[start of DATASET ENTRIES]

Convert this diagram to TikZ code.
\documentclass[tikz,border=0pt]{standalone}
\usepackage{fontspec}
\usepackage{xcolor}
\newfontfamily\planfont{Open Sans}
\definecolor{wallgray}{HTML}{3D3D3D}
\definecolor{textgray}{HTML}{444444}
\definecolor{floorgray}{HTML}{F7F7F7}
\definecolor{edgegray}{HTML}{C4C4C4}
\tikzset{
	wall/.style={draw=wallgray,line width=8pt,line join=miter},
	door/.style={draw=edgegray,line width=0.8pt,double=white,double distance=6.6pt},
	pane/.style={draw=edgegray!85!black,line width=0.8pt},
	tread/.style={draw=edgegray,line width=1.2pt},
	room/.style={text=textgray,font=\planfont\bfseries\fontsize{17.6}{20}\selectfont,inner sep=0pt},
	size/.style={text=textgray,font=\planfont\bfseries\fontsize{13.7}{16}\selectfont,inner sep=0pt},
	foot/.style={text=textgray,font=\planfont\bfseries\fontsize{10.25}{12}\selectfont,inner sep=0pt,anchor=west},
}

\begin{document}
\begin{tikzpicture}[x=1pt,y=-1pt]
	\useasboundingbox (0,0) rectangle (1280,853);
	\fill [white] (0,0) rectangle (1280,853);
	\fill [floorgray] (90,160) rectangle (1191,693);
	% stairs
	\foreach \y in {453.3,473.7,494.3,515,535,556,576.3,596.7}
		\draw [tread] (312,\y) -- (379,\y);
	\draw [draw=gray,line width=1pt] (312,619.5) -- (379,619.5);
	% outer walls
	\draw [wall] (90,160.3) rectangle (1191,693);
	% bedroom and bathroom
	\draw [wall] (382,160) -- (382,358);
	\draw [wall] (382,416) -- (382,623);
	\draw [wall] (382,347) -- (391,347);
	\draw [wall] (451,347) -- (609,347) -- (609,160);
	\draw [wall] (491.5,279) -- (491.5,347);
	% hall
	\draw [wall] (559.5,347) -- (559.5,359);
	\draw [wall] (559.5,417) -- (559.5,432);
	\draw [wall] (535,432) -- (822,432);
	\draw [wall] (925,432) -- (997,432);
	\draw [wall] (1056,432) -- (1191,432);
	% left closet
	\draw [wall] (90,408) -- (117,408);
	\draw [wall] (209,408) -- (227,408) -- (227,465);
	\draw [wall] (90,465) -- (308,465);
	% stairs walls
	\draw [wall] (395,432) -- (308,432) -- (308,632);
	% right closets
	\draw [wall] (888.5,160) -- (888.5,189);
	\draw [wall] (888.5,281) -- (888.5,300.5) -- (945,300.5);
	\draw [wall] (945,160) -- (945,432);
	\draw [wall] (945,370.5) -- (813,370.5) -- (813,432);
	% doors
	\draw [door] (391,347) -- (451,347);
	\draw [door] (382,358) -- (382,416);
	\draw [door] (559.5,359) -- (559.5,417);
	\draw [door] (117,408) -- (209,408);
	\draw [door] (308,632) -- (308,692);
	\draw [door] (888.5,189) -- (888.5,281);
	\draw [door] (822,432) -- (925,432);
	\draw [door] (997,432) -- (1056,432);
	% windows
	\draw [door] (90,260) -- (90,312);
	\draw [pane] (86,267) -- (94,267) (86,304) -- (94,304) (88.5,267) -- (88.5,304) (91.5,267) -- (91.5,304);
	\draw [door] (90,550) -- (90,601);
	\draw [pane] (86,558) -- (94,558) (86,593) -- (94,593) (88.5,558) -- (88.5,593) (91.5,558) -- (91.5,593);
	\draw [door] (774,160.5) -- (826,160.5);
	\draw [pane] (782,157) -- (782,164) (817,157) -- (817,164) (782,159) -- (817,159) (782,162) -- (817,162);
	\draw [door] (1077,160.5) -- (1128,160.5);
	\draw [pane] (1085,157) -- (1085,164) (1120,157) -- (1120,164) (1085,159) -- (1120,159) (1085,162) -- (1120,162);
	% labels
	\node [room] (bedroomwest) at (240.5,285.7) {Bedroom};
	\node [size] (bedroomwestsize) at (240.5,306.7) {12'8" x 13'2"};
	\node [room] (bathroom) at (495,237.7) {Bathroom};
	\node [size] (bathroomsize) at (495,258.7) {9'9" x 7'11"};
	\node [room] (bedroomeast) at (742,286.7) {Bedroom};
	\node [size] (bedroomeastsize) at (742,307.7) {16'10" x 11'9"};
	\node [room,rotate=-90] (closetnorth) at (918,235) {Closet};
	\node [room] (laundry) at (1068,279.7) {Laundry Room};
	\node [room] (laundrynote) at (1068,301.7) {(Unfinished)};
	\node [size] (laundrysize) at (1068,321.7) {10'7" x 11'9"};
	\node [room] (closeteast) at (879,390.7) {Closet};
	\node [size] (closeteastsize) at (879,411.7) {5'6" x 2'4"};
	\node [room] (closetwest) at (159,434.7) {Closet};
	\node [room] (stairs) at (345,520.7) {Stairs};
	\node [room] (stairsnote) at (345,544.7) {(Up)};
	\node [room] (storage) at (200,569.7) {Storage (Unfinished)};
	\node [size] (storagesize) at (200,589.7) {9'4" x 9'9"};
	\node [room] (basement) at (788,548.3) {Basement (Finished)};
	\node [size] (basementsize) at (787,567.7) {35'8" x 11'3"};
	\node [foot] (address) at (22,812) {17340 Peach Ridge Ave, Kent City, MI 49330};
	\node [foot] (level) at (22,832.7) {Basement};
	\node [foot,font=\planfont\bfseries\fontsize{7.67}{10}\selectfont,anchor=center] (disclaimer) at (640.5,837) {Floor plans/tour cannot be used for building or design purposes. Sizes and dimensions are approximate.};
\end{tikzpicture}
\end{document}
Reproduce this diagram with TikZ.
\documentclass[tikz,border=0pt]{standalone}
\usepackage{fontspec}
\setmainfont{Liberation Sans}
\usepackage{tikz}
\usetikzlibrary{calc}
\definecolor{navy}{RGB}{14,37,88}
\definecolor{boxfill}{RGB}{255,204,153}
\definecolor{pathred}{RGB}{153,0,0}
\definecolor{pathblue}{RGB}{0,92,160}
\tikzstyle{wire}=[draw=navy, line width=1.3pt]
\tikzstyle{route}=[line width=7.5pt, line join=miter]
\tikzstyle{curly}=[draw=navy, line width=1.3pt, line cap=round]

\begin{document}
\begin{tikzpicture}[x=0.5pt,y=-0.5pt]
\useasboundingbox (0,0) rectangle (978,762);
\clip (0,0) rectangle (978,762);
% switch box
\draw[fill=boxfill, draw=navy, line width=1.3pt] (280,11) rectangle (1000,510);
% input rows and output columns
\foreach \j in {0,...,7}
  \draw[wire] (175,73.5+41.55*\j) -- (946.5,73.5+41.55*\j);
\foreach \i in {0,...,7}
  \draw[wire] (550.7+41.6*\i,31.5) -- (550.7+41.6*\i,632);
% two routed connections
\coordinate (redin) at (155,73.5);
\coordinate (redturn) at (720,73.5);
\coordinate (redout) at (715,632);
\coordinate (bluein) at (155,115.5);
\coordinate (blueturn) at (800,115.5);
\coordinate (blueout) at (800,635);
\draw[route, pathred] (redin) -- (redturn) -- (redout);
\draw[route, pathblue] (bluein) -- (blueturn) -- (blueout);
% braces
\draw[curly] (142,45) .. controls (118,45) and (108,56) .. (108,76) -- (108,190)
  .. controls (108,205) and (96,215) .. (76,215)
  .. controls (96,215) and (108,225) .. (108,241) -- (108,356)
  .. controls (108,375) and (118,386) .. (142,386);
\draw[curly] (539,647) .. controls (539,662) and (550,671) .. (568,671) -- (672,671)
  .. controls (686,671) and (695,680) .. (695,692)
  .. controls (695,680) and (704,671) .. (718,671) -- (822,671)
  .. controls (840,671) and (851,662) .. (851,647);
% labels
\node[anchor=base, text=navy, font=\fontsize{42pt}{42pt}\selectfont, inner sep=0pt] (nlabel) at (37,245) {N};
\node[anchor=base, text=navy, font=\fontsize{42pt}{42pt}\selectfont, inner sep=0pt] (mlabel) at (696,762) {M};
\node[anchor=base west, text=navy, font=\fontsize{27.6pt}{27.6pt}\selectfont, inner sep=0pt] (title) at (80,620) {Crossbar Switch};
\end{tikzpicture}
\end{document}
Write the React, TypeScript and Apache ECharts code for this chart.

[end of DATASET ENTRIES]

| YOUR OBJECTIVE |
Reproduce, exactly as written, the stretch of lines whose first line is the one with "Reproduce this diagram with TikZ." and whose last line is the one with "width=1.3pt, line cap=round]".

| ANSWER FOR THIS EXERCISE |
Reproduce this diagram with TikZ.
\documentclass[tikz,border=0pt]{standalone}
\usepackage{fontspec}
\setmainfont{Liberation Sans}
\usepackage{tikz}
\usetikzlibrary{calc}
\definecolor{navy}{RGB}{14,37,88}
\definecolor{boxfill}{RGB}{255,204,153}
\definecolor{pathred}{RGB}{153,0,0}
\definecolor{pathblue}{RGB}{0,92,160}
\tikzstyle{wire}=[draw=navy, line width=1.3pt]
\tikzstyle{route}=[line width=7.5pt, line join=miter]
\tikzstyle{curly}=[draw=navy, line width=1.3pt, line cap=round]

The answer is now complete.